_Data segment:_
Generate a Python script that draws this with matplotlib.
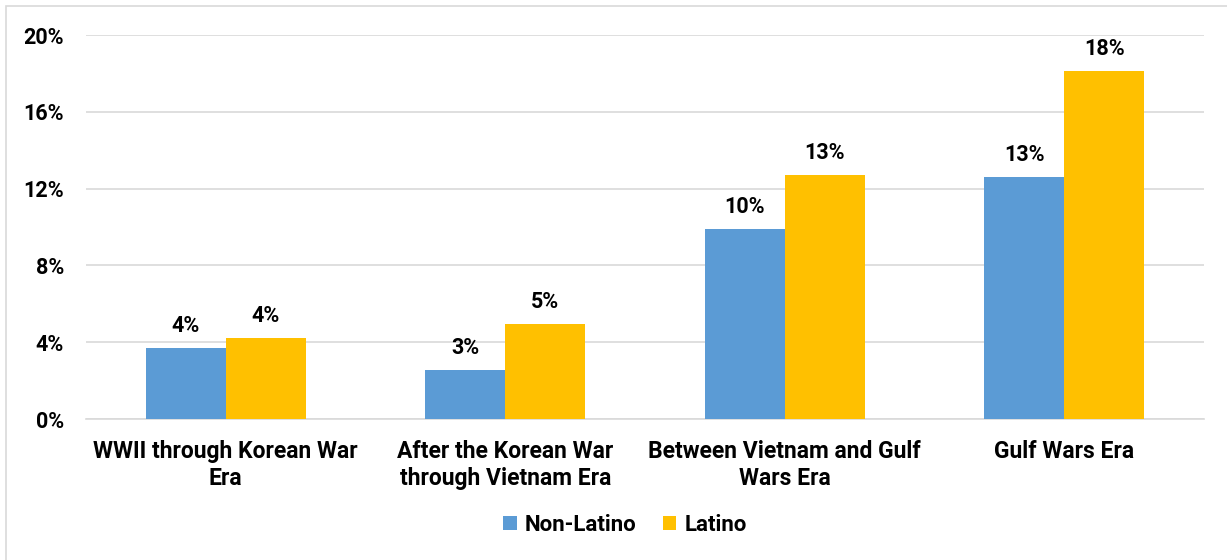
import numpy as np
import matplotlib.pyplot as plt
from matplotlib.patches import Rectangle
from matplotlib.ticker import FuncFormatter

plt.rcParams['font.family'] = ['Roboto', 'DejaVu Sans']

categories = ['WWII through Korean War\nEra',
              'After the Korean War\nthrough Vietnam Era',
              'Between Vietnam and Gulf\nWars Era',
              'Gulf Wars Era']
non_latino = [3.7, 2.55, 9.9, 12.6]
latino = [4.2, 4.95, 12.7, 18.1]
non_latino_labels = ['4%', '3%', '10%', '13%']
latino_labels = ['4%', '5%', '13%', '18%']

blue = '#5B9BD5'
gold = '#FFC000'
grid = '#D9D9D9'
fs = 15.5

fig = plt.figure(figsize=(12.27, 5.6), dpi=100)
ax = fig.add_axes([86 / 1227, 1 - 419 / 560, (1204 - 86) / 1227, (419 - 35) / 560])

# outer chart border
fig.patches.append(Rectangle((6 / 1227, -0.05), 1.1, 1 - 6 / 560 + 0.05,
                             transform=fig.transFigure, fill=False,
                             edgecolor=grid, linewidth=1.2))

x = np.arange(len(categories))
w = 0.286
b1 = ax.bar(x - w / 2, non_latino, w, color=blue, label='Non-Latino', zorder=3)
b2 = ax.bar(x + w / 2, latino, w, color=gold, label='Latino', zorder=3)

for bars, labs in [(b1, non_latino_labels), (b2, latino_labels)]:
    ax.bar_label(bars, labels=labs, padding=8, fontsize=fs, fontweight='bold')

ax.set_xlim(-0.5, len(categories) - 0.5)
ax.set_ylim(0, 20)
ax.set_yticks([0, 4, 8, 12, 16, 20])
ax.yaxis.set_major_formatter(FuncFormatter(lambda v, p: '%d%%' % v))
ax.set_xticks(x)
ax.set_xticklabels(categories, fontsize=16.5, fontweight='bold', linespacing=1.25)
ax.tick_params(axis='y', length=0, pad=16, labelsize=fs)
ax.tick_params(axis='x', length=0, pad=15)
for lab in ax.get_yticklabels():
    lab.set_fontweight('bold')

ax.yaxis.grid(True, color=grid, linewidth=1.2, zorder=0)
for s in ['top', 'right', 'left']:
    ax.spines[s].set_visible(False)
ax.spines['bottom'].set_color(grid)
ax.spines['bottom'].set_linewidth(1.2)

leg = ax.legend(loc='center', bbox_to_anchor=(625 / 1227, 1 - 525 / 560),
                bbox_transform=fig.transFigure, ncol=2, frameon=False,
                handlelength=0.6, handleheight=0.6, handletextpad=0.35,
                columnspacing=1.2, prop={'size': 16, 'weight': 'bold'})

fig.savefig('out.png', dpi=100)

_Exercise brief:_
Exactly as they appear, print the lines of the listing above from its first line through the line that contains "ax = fig.add_axes([86", minus the pictures.

_Expected answer:_
Generate a Python script that draws this with matplotlib.
import numpy as np
import matplotlib.pyplot as plt
from matplotlib.patches import Rectangle
from matplotlib.ticker import FuncFormatter

plt.rcParams['font.family'] = ['Roboto', 'DejaVu Sans']

categories = ['WWII through Korean War\nEra',
              'After the Korean War\nthrough Vietnam Era',
              'Between Vietnam and Gulf\nWars Era',
              'Gulf Wars Era']
non_latino = [3.7, 2.55, 9.9, 12.6]
latino = [4.2, 4.95, 12.7, 18.1]
non_latino_labels = ['4%', '3%', '10%', '13%']
latino_labels = ['4%', '5%', '13%', '18%']

blue = '#5B9BD5'
gold = '#FFC000'
grid = '#D9D9D9'
fs = 15.5

fig = plt.figure(figsize=(12.27, 5.6), dpi=100)
ax = fig.add_axes([86 / 1227, 1 - 419 / 560, (1204 - 86) / 1227, (419 - 35) / 560])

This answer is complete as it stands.